Regarding claim 18, Glesinger as modified by Crabtree, Tran and Chen teaches wherein: the input information comprises: neural network architecture input information corresponding to a first neural network architecture; and natural language architecture input information comprising a textual description; and the inference information comprises neural network architecture information corresponding to a neural network architecture semantically similar to the first neural network architecture in relation to the textual description ([0168] wherein Glesinger transforms relationships between objects to numerical values wherein semantic chains are converted to numeric-based representations by a vector embedding process such as a process that applies trained neural networks (e.g., Large Language Models or LLMs) and OTAVs are then generated by comparing the resulting vectors to the vectors generated by a similar vector embedding process applied to topics, the comparison being performed by the application of vector similarity evaluation methods such as cosine similarity).
Claim 19 is similar in scope to claim 1 therefore the claim is rejected under similar rationale.
Claim 20 is similar in scope to claim 1 therefore the claim is rejected under similar rationale.
Conclusion
THIS ACTION IS MADE FINAL. Applicant is reminded of the extension of time policy as set forth in 37 CFR 1.136(a).

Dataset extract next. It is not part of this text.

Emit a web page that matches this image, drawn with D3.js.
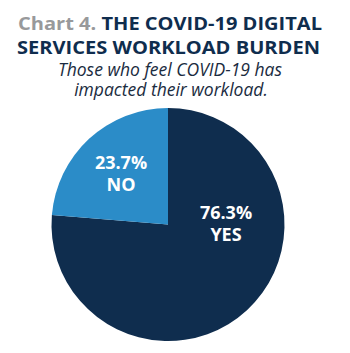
<!DOCTYPE html>
<html>
<head>
<meta charset="utf-8">
<script src="https://cdn.jsdelivr.net/npm/d3@7"></script>
<style>
  body { margin: 0; background: #fff; }
  svg { display: block; font-family: "Open Sans", sans-serif; }
</style>
</head>
<body>
<svg id="chart" width="350" height="353"></svg>
<script>
// data
let categories = ['YES', 'NO'];
let values = [76.3, 23.7];
let colors = ['#0f2d4e', '#2b8cc8'];

let svg = d3.select('#chart');

// title, stretched to the width of the original lines
let title1 = svg.append('text')
  .attr('x', 18)
  .attr('y', 29.5)
  .attr('font-weight', 700)
  .attr('font-size', 17.5)
  .attr('textLength', 304)
  .attr('lengthAdjust', 'spacingAndGlyphs');

title1.append('tspan')
  .attr('fill', '#98999b')
  .text('Chart 4. ');
title1.append('tspan')
  .attr('fill', '#0f2d4e')
  .text('THE COVID-19 DIGITAL');

svg.append('text')
  .attr('x', 17)
  .attr('y', 53.5)
  .attr('font-weight', 700)
  .attr('font-size', 17.5)
  .attr('fill', '#0f2d4e')
  .attr('textLength', 303)
  .attr('lengthAdjust', 'spacingAndGlyphs')
  .text('SERVICES WORKLOAD BURDEN');

// subtitle
let sub = svg.append('text')
  .attr('text-anchor', 'middle')
  .attr('font-style', 'italic')
  .attr('font-size', 17.5)
  .attr('fill', '#1a2b40');

sub.append('tspan').attr('x', 170).attr('y', 76).text('Those who feel COVID-19 has');
sub.append('tspan').attr('x', 171).attr('y', 96).text('impacted their workload.');

// pie
let cx = 168, cy = 224.5, radius = 116.5;

let pie = d3.pie().sort(null);
let arc = d3.arc().innerRadius(0).outerRadius(radius);

let g = svg.append('g').attr('transform', `translate(${cx},${cy})`);

let arcs = pie(values);

g.selectAll('path')
  .data(arcs)
  .join('path')
  .attr('d', arc)
  .attr('fill', (d, i) => colors[i]);

// label anchors relative to the centre (first baseline)
let labelOffset = [[58, -5.5], [-47, -55.5]];

let labels = g.selectAll('g.label')
  .data(arcs)
  .join('g')
  .attr('class', 'label')
  .attr('transform', (d, i) => `translate(${labelOffset[i][0]},${labelOffset[i][1]})`)
  .attr('text-anchor', 'middle')
  .attr('fill', '#fff')
  .attr('font-weight', 700)
  .attr('font-size', 18);

labels.append('text')
  .text((d) => d3.format('.1f')(d.data) + '%');

labels.append('text')
  .attr('y', 22)
  .text((d, i) => categories[i]);
</script>
</body>
</html>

A shortened statutory period for reply to this final action is set to expire THREE MONTHS from the mailing date of this action. In the event a first reply is filed within TWO MONTHS of the mailing date of this final action and the advisory action is not mailed until after the end of the THREE-MONTH shortened statutory period, then the shortened statutory period will expire on the date the advisory action is mailed, and any extension fee pursuant to 37 CFR 1.136(a) will be calculated from the mailing date of the advisory action. In no event, however, will the statutory period for reply expire later than SIX MONTHS from the mailing date of this final action.